5 Blessed are the meek: for they shall inherit the earth.
6 Blessed are they which do hunger and thirst after righteousness: for they shall be filled.
7 Blessed are the merciful: for they shall obtain mercy.
8 Blessed are the pure in heart: for they shall see God.
9 Blessed are the peacemakers: for they shall be called the children of God.
10 Blessed are they which are persecuted for righteousness’ sake: for theirs is the kingdom of heaven.
11 Blessed are ye, when men shall revile you, and persecute you, and shall say all manner of evil against you falsely, for my sake.
12 Rejoice, and be exceeding glad: for great is your reward in heaven: for so persecuted they the prophets which were before you.
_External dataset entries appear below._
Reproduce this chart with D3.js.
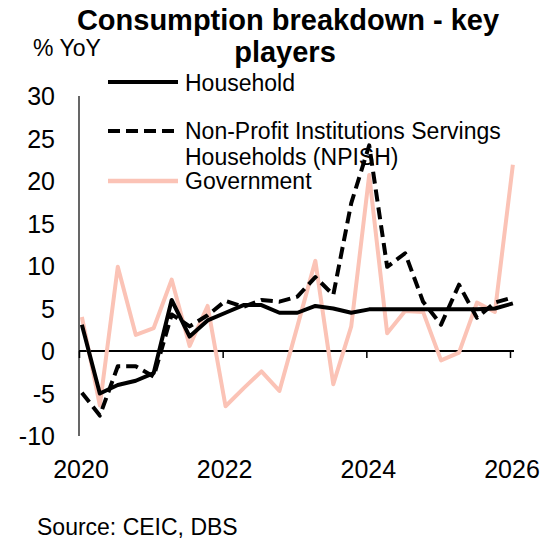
<!DOCTYPE html>
<html>
<head>
<meta charset="utf-8">
<script src="https://cdn.jsdelivr.net/npm/d3@7"></script>
<style>
  body { margin: 0; background: #fff; }
  text { font-family: "Liberation Sans", Arial, sans-serif; fill: #000; }
</style>
</head>
<body>
<div id="chart"></div>
<script>
// quarterly, 2020Q1 .. 2026Q1
var quarters = ["2020Q1","2020Q2","2020Q3","2020Q4","2021Q1","2021Q2","2021Q3","2021Q4",
                "2022Q1","2022Q2","2022Q3","2022Q4","2023Q1","2023Q2","2023Q3","2023Q4",
                "2024Q1","2024Q2","2024Q3","2024Q4","2025Q1","2025Q2","2025Q3","2025Q4","2026Q1"];
var household = [3.1,-5.0,-4.0,-3.5,-2.6,6.0,1.7,3.6,4.5,5.4,5.4,4.5,4.5,5.3,5.0,4.5,4.9,4.9,4.9,4.9,4.9,4.9,4.9,5.0,5.6];
var npish = [-4.9,-7.6,-1.8,-1.8,-3.0,4.3,2.9,4.2,5.9,5.2,6.0,5.8,6.4,8.7,6.6,17.4,24.2,9.9,11.5,5.8,3.1,7.8,3.9,5.7,6.3];
var government = [4.0,-6.4,9.9,1.9,2.7,8.4,0.6,5.3,-6.5,-4.4,-2.4,-4.7,2.9,10.6,-3.9,2.9,20.7,2.1,4.7,4.6,-1.1,-0.2,5.7,4.6,21.9];
var yTicks = [-10,-5,0,5,10,15,20,25,30];
var xTicks = [2020,2022,2024,2026];

var width = 549, height = 544;
var pink = "#FBC3B6";

var svg = d3.select("#chart").append("svg")
    .attr("width", width)
    .attr("height", height);

// quarter label -> fractional year (points sit a little past the quarter start)
function qTime(q){
    var yr = +q.slice(0,4), n = +q.slice(5);
    return yr + (n - 1) / 4 + 0.04;
}

var x = d3.scaleLinear().domain([2020, 2026]).range([79, 510]);
var y = d3.scaleLinear().domain([-10, 30]).range([436, 96]);

// title
svg.append("text").attr("x", 288).attr("y", 30).attr("text-anchor", "middle")
    .style("font-size", "29px").style("font-weight", "bold")
    .text("Consumption breakdown - key");
svg.append("text").attr("x", 285).attr("y", 62).attr("text-anchor", "middle")
    .style("font-size", "29px").style("font-weight", "bold")
    .text("players");

svg.append("text").attr("x", 33).attr("y", 56)
    .style("font-size", "23px").text("% YoY");

// y axis: line only, labels on the left
svg.append("line")
    .attr("x1", x(2020)).attr("x2", x(2020))
    .attr("y1", y(30)).attr("y2", y(-10))
    .attr("stroke", "#000").attr("stroke-width", 1.2);

svg.append("g").selectAll("text")
    .data(yTicks).enter()
    .append("text")
    .attr("x", 55)
    .attr("y", function(d){ return y(d) + 9; })
    .attr("text-anchor", "end")
    .style("font-size", "25px")
    .text(function(d){ return d; });

// x axis along zero
var xAxis = d3.axisBottom(x).tickValues(xTicks).tickSize(7).tickFormat("");
svg.append("g")
    .attr("transform", "translate(0," + y(0) + ")")
    .call(xAxis)
    .call(function(g){
        g.select(".domain").attr("stroke-width", 2.2).attr("d", "M" + x(2020) + ",0H" + (x(2026) + 4));
        g.selectAll(".tick line").attr("stroke-width", 1.5);
    });

svg.append("g").selectAll("text")
    .data(xTicks).enter()
    .append("text")
    .attr("x", function(d){ return x(d) + 2; })
    .attr("y", 478)
    .attr("text-anchor", "middle")
    .style("font-size", "25px")
    .text(function(d){ return d; });

// lines
var line = d3.line()
    .x(function(d){ return x(d.t); })
    .y(function(d){ return y(d.v); });

function pack(vals){
    return vals.map(function(v, i){ return {t: qTime(quarters[i]), v: v}; });
}

var series = [
    {name: "Government", vals: government, color: pink, dash: null},
    {name: "NPISH", vals: npish, color: "#000", dash: "12,6"},
    {name: "Household", vals: household, color: "#000", dash: null}
];

svg.append("g").selectAll("path")
    .data(series).enter()
    .append("path")
    .attr("d", function(d){ return line(pack(d.vals)); })
    .attr("fill", "none")
    .attr("stroke", function(d){ return d.color; })
    .attr("stroke-width", 4)
    .attr("stroke-linejoin", "round")
    .attr("stroke-dasharray", function(d){ return d.dash; });

// legend
var leg = svg.append("g");
leg.append("line").attr("x1", 108).attr("x2", 178).attr("y1", 82).attr("y2", 82)
    .attr("stroke", "#000").attr("stroke-width", 4);
leg.append("text").attr("x", 185).attr("y", 91).style("font-size", "23px").text("Household");

leg.append("line").attr("x1", 108).attr("x2", 178).attr("y1", 131).attr("y2", 131)
    .attr("stroke", "#000").attr("stroke-width", 4).attr("stroke-dasharray", "12,6");
leg.append("text").attr("x", 185).attr("y", 139).style("font-size", "23px").text("Non-Profit Institutions Servings");
leg.append("text").attr("x", 185).attr("y", 165).style("font-size", "23px").text("Households (NPISH)");

leg.append("line").attr("x1", 108).attr("x2", 178).attr("y1", 181).attr("y2", 181)
    .attr("stroke", pink).attr("stroke-width", 4.5);
leg.append("text").attr("x", 185).attr("y", 189).style("font-size", "23px").text("Government");

svg.append("text").attr("x", 37).attr("y", 535)
    .style("font-size", "23px").text("Source: CEIC, DBS");
</script>
</body>
</html>
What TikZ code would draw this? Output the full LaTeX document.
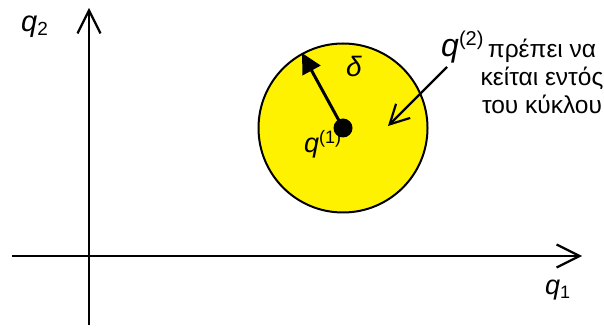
\documentclass[tikz,border=0pt]{standalone}
\usepackage{fontspec}
\setmainfont{Liberation Sans}
\usetikzlibrary{arrows.meta}

\begin{document}
\begin{tikzpicture}[x=1pt,y=1pt,
axis/.style={line width=2.2pt,-{Straight Barb[length=23pt,width=23pt]}},
pointer/.style={line width=2.2pt,-{Straight Barb[length=19pt,width=20pt]}},
radiusarrow/.style={line width=3pt,-{Triangle[length=20pt,width=20pt]}},
lbl/.style={inner sep=0pt,anchor=base west},
greek/.style={inner sep=0pt,align=center,font=\fontsize{24.5}{28}\selectfont}]
\useasboundingbox (0,0) rectangle (604,329);
% axes
\coordinate (xstart) at (12,73);
\coordinate (xend) at (582,73);
\coordinate (ystart) at (89,4);
\coordinate (yend) at (89,321);
\draw[axis] (xstart) -- (xend);
\draw[axis] (ystart) -- (yend);
\node[lbl,font=\fontsize{29}{29}\selectfont] (q2axis) at (21,297)
  {\textit{q}\raisebox{-4pt}{\fontsize{19}{19}\selectfont 2}};
\node[lbl,font=\fontsize{27}{27}\selectfont] (q1axis) at (545,35)
  {\textit{q}\raisebox{-4pt}{\fontsize{18}{18}\selectfont 1}};
% region round q(1)
\node[draw,line width=2pt,fill=yellow,circle,minimum size=169pt,inner sep=0pt] (region) at (343,201) {};
\node[circle,fill=black,minimum size=19pt,inner sep=0pt] (qone) at (region.center) {};
\coordinate (rim) at (302,276);
\draw[radiusarrow] (qone.center) -- (rim);
\node[lbl,font=\fontsize{28}{28}\selectfont] (delta) at (346,252) {\textit{δ}};
\node[lbl,font=\fontsize{27}{27}\selectfont] (qonelbl) at (304,176)
  {\textit{q}\raisebox{9pt}{\fontsize{18}{18}\selectfont (1)}};
% q(2) note
\node[greek,anchor=base] (note) at (542,215) {πρέπει να\\κείται εντός\\του κύκλου};
\node[lbl,font=\fontsize{32}{32}\selectfont] (qtwo) at (441,272)
  {\textit{q}\raisebox{11pt}{\fontsize{20}{20}\selectfont (2)}};
\coordinate (tail) at (447,262);
\coordinate (inside) at (388,203);
\draw[pointer] (tail) -- (inside);
\end{tikzpicture}
\end{document}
I am eternally grateful for all of the people in my life who have sacrificed for me, in order that I could get to a place in which I feel physically, mentally, and spiritually healthy. I pray that you feel the same way about those people in your life.
Just for today, perhaps consider reaching out to one or more of them and thanking them for their sacrifice.
Happy Communicating and (for those that celebrate it) Happy Holy Week!